Monday, March 4, 2013

My mom

 Most little girls want to grow up like there mothers. They wanna wear mama's shoes, clothes, talk and act like here mama's. They avoid cracks on the sidewalk so they don't break there mama's back. I was different. I STOMPED on cracks, i hated my mom so much. She made my life a living hell, daily. I tried crushing those cracks in the sidewalk every chance i got.

 My mom hands down is one of the worst mothers ever. She is the reason i am so fucked up. I blame her for 90% of my issues. She has done way more harm then not, to me and my sisters. Time after time again she has chosen men, or drugs over her children. She has disappeared many times for weeks and even years without even giving any thought to her children.

My mom is also the reason i am such a good mother. She taught me what not to do. She taught me that children should be the most important thing in your life if you chose to have them. She taught me that a mother should do anything for her family. She also taught me that sometimes love just isn't enough. She taught me to be a strong women.

I was damn lucky to have learned from her mistakes, to see things objectively. She didn't teach me any of these things like a normal mom would. She repeatedly pushed my into a pit of hell over and over and over again. I watched her destroy her life and try to destroy the lives of me and my sisters. I watched her a lot. In fact, i watched her so much i learned from her. I took everything she did and made a mental note, to do the opposite.

I hated my mom for years. She still takes no responsibility for the things she has done, and also the things she failed to do for her children. I haven't forgiven her, I've tried, i just don't think i am capable of it. When you make a decision to have children, i believe you are making a decision to put them before yourself. She won't even admit that the majority of it happened.

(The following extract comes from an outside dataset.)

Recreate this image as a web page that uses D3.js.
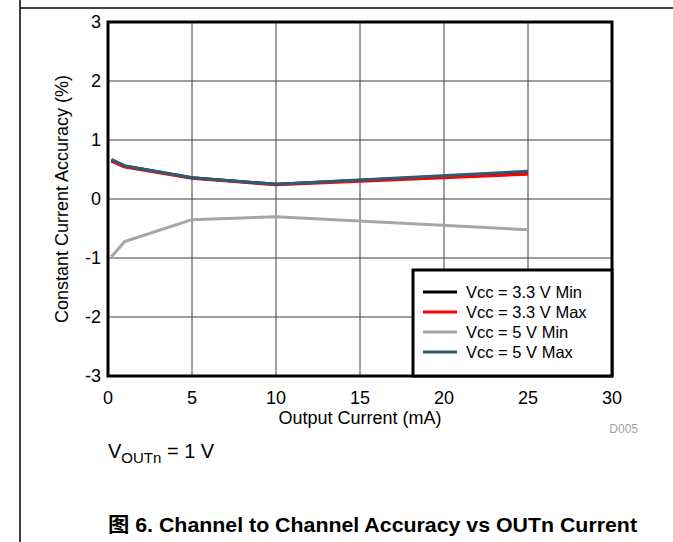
<!DOCTYPE html>
<html>
<head>
<meta charset="utf-8">
<script src="https://cdn.jsdelivr.net/npm/d3@7"></script>
<style>
  body { margin: 0; background: #fff; }
  svg { display: block; font-family: "Liberation Sans", Arial, sans-serif; }
</style>
</head>
<body>
<div id="chart"></div>
<script>
  // data
  const current = [0.2, 1, 5, 10, 25];
  const vcc33Min = [0.66, 0.56, 0.36, 0.25, 0.45];
  const vcc33Max = [0.64, 0.54, 0.35, 0.24, 0.42];
  const vcc5Min = [-0.98, -0.72, -0.35, -0.30, -0.52];
  const vcc5Max = [0.67, 0.56, 0.36, 0.25, 0.47];
  const seriesNames = ["Vcc = 3.3 V Min", "Vcc = 3.3 V Max", "Vcc = 5 V Min", "Vcc = 5 V Max"];
  const seriesColors = ["#000000", "#ff0000", "#a6a6a6", "#2e5b73"];
  const xTicks = [0, 5, 10, 15, 20, 25, 30];
  const yTicks = [-3, -2, -1, 0, 1, 2, 3];

  const width = 673;
  const height = 542;
  const margin = { top: 22, right: 61, bottom: 166, left: 108 };

  const svg = d3.select("#chart")
    .append("svg")
    .attr("width", width)
    .attr("height", height);

  // page frame lines
  svg.append("line")
    .attr("x1", 20).attr("x2", 20).attr("y1", 0).attr("y2", height)
    .attr("stroke", "#000").attr("stroke-width", 1.5);
  svg.append("line")
    .attr("x1", 20).attr("x2", width).attr("y1", 8).attr("y2", 8)
    .attr("stroke", "#000").attr("stroke-width", 1.5);

  const x = d3.scaleLinear()
    .domain([0, 30])
    .range([margin.left, width - margin.right]);

  const y = d3.scaleLinear()
    .domain([-3, 3])
    .range([height - margin.bottom, margin.top]);

  // grid
  svg.append("g")
    .selectAll("line")
    .data(xTicks.slice(1, -1))
    .join("line")
    .attr("x1", d => x(d)).attr("x2", d => x(d))
    .attr("y1", y(3)).attr("y2", y(-3))
    .attr("stroke", "#404040").attr("stroke-width", 1);

  svg.append("g")
    .selectAll("line")
    .data(yTicks.slice(1, -1))
    .join("line")
    .attr("x1", x(0)).attr("x2", x(30))
    .attr("y1", d => y(d)).attr("y2", d => y(d))
    .attr("stroke", "#404040").attr("stroke-width", 1);

  // series
  const allSeries = [vcc33Min, vcc33Max, vcc5Min, vcc5Max];
  const line = d3.line()
    .x((d, i) => x(current[i]))
    .y(d => y(d));

  svg.append("g")
    .selectAll("path")
    .data(allSeries)
    .join("path")
    .attr("d", d => line(d))
    .attr("fill", "none")
    .attr("stroke", (d, i) => seriesColors[i])
    .attr("stroke-width", 3)
    .attr("stroke-linejoin", "round");

  // axes labels
  svg.append("g")
    .selectAll("text")
    .data(xTicks)
    .join("text")
    .attr("x", d => x(d))
    .attr("y", y(-3) + 28)
    .attr("text-anchor", "middle")
    .style("font-size", "18px")
    .text(d => d);

  svg.append("g")
    .selectAll("text")
    .data(yTicks)
    .join("text")
    .attr("x", x(0) - 7)
    .attr("y", d => y(d) + 6)
    .attr("text-anchor", "end")
    .style("font-size", "18px")
    .text(d => d);

  svg.append("text")
    .attr("x", (x(0) + x(30)) / 2)
    .attr("y", y(-3) + 48)
    .attr("text-anchor", "middle")
    .style("font-size", "18px")
    .text("Output Current (mA)");

  svg.append("text")
    .attr("transform", `translate(68,${y(0)}) rotate(-90)`)
    .attr("text-anchor", "middle")
    .style("font-size", "18px")
    .text("Constant Current Accuracy (%)");

  svg.append("text")
    .attr("x", 638)
    .attr("y", y(-3) + 57)
    .attr("text-anchor", "end")
    .style("font-size", "12px")
    .attr("fill", "#a0a0a0")
    .text("D005");

  // plot border
  svg.append("rect")
    .attr("x", x(0)).attr("y", y(3))
    .attr("width", x(30) - x(0)).attr("height", y(-3) - y(3))
    .attr("fill", "none").attr("stroke", "#000").attr("stroke-width", 3);

  // legend
  const lg = svg.append("g");
  lg.append("rect")
    .attr("x", 413).attr("y", 270)
    .attr("width", x(30) - 413).attr("height", y(-3) - 270)
    .attr("fill", "#fff").attr("stroke", "#000").attr("stroke-width", 3);
  const rows = lg.selectAll("g")
    .data(seriesNames)
    .join("g")
    .attr("transform", (d, i) => `translate(423,${292 + i * 20})`);
  rows.append("line")
    .attr("x1", 0).attr("x2", 34)
    .attr("stroke", (d, i) => seriesColors[i])
    .attr("stroke-width", 3);
  rows.append("text")
    .attr("x", 43).attr("y", 6)
    .style("font-size", "16.5px")
    .text(d => d);

  // annotation
  const note = svg.append("text")
    .attr("x", 108).attr("y", 458)
    .style("font-size", "20px");
  note.append("tspan").text("V");
  note.append("tspan").attr("dy", 5).style("font-size", "15px").text("OUTn");
  note.append("tspan").attr("dy", -5).text(" = 1 V");

  // caption
  svg.append("text")
    .attr("x", 108).attr("y", 532)
    .attr("textLength", 529)
    .attr("lengthAdjust", "spacingAndGlyphs")
    .style("font-size", "20px")
    .style("font-weight", "bold")
    .style("font-family", "'Liberation Sans', 'Noto Sans CJK SC', sans-serif")
    .text("图 6. Channel to Channel Accuracy vs OUTn Current");
</script>
</body>
</html>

I'm still full of anger and resentment towards her, and some other family. If my mom had made one different decision or if one of my aunts or my dad would have made a tough decision instead of turning a blind eye, my sisters lives and mine may have been very different. We may have had a better life, a greater chance of being happy later in life. But nobody did. Nobody was strong enough, nobody had the courage to do what needed to be done.

So, as an 8 year old i had to be stronger then these adults in my life. I had to be courageous, i had to be a mom to my little sisters. I had to steal, lie and cheat to feed my baby sisters, so the adults in our lives could continue to live in denial.

I am still so incredibly pissed at these so called adults. But, i am also a little thankful in a way. I have learned more in my short life, then i thought possible. I know who i am. I have been tried and despite my moms best efforts, i am a strong, smart, loving women, because of the things i was put through. The things i had to deal with as a kid, were horrible but made me into the person i am today and today i rock! Am i completely fucked up? YES, but i rock. I rock as a mom, my kids rock, my sisters rock despite all this shit.

I finally feel like i might be able to work through some of this shit. At the very least finally talk about it. I feel like i have a huge gaping hole in my chest, sometimes. I guess i will leave you with a quote.

 “People are afraid of themselves, of their own reality; their feelings most of all. People talk about how great love is, but that’s bullshit. Love hurts. Feelings are disturbing. People are taught that pain is evil and dangerous. How can they deal with love if they’re afraid to feel? Pain is meant to wake us up. People try to hide their pain. But they’re wrong. Pain is something to carry, like a radio. You feel your strength in the experience of pain. It’s all in how you carry it. That’s what matters. Pain is a feeling. Your feelings are a part of you. Your own reality. If you feel ashamed of them, and hide them, you’re letting society destroy your reality. You should stand up for your right to feel your pain.”